Paul Ryan, House Budget Committee Chair, and Ayn Rand lunatic, is proposing to phase out Medicare and Medicaid as we know it. To the tune of $5 trillion or so over the next 10 years, give or take. But our "liberal" media is pretty nonplussed about all of this at best, practically orgasmic at worst (see David Brooks today).
This NYT article by Robert Pear this morning is a case in point, although I'll admit it read a little better the second time than the first. Still, Pear refers to the whacking of these important programs and social safety-net pillars of our economy as merely a "fundamental rethinking of how the two programs work", excused as the need to "address the nation's fiscal challenges". As to the scope of the cuts, Pear understatedly reports that
the proposals on Medicaid and Medicare could shift some costs to beneficiaries and to the states.

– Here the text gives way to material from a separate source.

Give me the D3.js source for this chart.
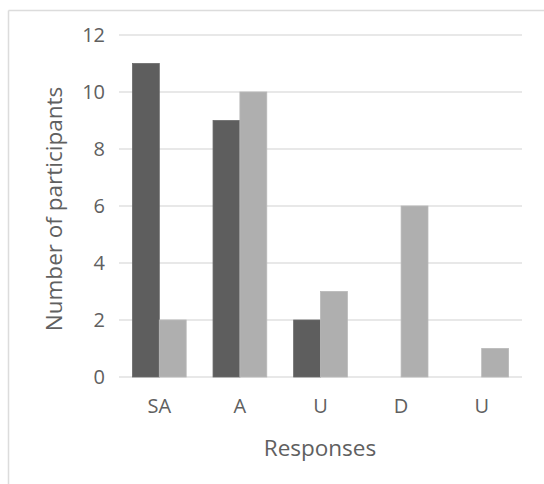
<!DOCTYPE html>
<html><head><meta charset="utf-8">
<script src="https://cdn.jsdelivr.net/npm/d3@7"></script>
<style>body{margin:0;background:#fff;}svg{display:block;}</style>
</head><body>
<script>
const categories = ["SA", "A", "U", "D", "U "];
const seriesDark = [11, 9, 2, 0, 0];
const seriesLight = [2, 10, 3, 6, 1];
const yTicks = [0, 2, 4, 6, 8, 10, 12];
const xTitle = "Responses";
const yTitle = "Number of participants";

const W = 544, H = 484;
const svg = d3.select("body").append("svg").attr("width", W).attr("height", H);
const font = "'Open Sans', sans-serif";
const txtColor = "#606060";

// frame
svg.append("line").attr("x1", 8.5).attr("x2", W).attr("y1", 10.5).attr("y2", 10.5).attr("stroke", "#dcdcdc").attr("stroke-width", 1.5);
svg.append("line").attr("x1", 8.5).attr("x2", 8.5).attr("y1", 10.5).attr("y2", H).attr("stroke", "#dcdcdc").attr("stroke-width", 1.5);

const plotL = 119, plotR = 522, plotT = 35, plotB = 377;
const y = d3.scaleLinear().domain([0, 12]).range([plotB, plotT]);
const x = d3.scaleBand().domain(d3.range(categories.length)).range([plotL, plotR]).paddingInner(1/3).paddingOuter(1/6);
const xs = d3.scaleBand().domain([0, 1]).range([0, x.bandwidth()]);

// gridlines
svg.append("g").selectAll("line").data(yTicks).join("line")
  .attr("x1", plotL).attr("x2", plotR)
  .attr("y1", d => y(d)).attr("y2", d => y(d))
  .attr("stroke", "#e0e0e0").attr("stroke-width", 1.5);

// y tick labels
svg.append("g").selectAll("text").data(yTicks).join("text")
  .attr("x", 105).attr("y", d => y(d)).attr("dy", "0.36em")
  .attr("text-anchor", "end").attr("font-family", font).attr("font-size", 20)
  .attr("fill", txtColor).text(d => d);

// bars
const groups = svg.append("g").selectAll("g").data(categories).join("g")
  .attr("transform", (d, i) => `translate(${x(i)},0)`);
groups.append("rect").attr("x", xs(0)).attr("width", xs.bandwidth())
  .attr("y", (d, i) => y(seriesDark[i])).attr("height", (d, i) => y(0) - y(seriesDark[i]))
  .attr("fill", "#5e5e5e").attr("stroke", "#6a6a6a").attr("stroke-width", 0.8);
groups.append("rect").attr("x", xs(1)).attr("width", xs.bandwidth())
  .attr("y", (d, i) => y(seriesLight[i])).attr("height", (d, i) => y(0) - y(seriesLight[i]))
  .attr("fill", "#afafaf").attr("stroke", "#b8b8b8").attr("stroke-width", 0.8);

// x labels
svg.append("g").selectAll("text").data(categories).join("text")
  .attr("x", (d, i) => x(i) + x.bandwidth() / 2).attr("y", 413)
  .attr("text-anchor", "middle").attr("font-family", font).attr("font-size", 20)
  .attr("fill", txtColor).text(d => d.trim());

// titles
svg.append("text").attr("x", 320).attr("y", 456).attr("text-anchor", "middle")
  .attr("font-family", font).attr("font-size", 22.5).attr("fill", txtColor).text(xTitle);
svg.append("text").attr("transform", "translate(62,209) rotate(-90)").attr("text-anchor", "middle")
  .attr("font-family", font).attr("font-size", 22.5).attr("fill", txtColor).text(yTitle);
</script>
</body></html>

Later, Pear discusses the plan's Medicaid component:
The Congressional Budget Office recently estimated that a Medicaid block grant, of the type proposed by Mr. Ryan and Ms. Rivlin, could save $180 billion over 10 years. House Republicans could save an additional $434 billion by eliminating the expansion in Medicaid eligibility scheduled to take place in 2014 under the new health care law.
Just think of it--if we could just whack that rather silly expansion in Medicaid provided by Obamacare we could save a whole nuther $434 bill. Wouldn't that be great?
The whole thing is a radical, drastic proposal to increase poverty, misery and economic inequality (as the plan also includes
further cuts in the highest marginal tax rates).
Of course, if President Obama had not given away the store already in agreeing that "middle class" taxes can never be raised by any amount, ever, there might be the basis for offering an alternative to this nihilism. In the absence of that, in the
"fierce urgency of now", our medial villagers will likely work double-overtime to assure us all how wonderful this fabulous budget blue print is.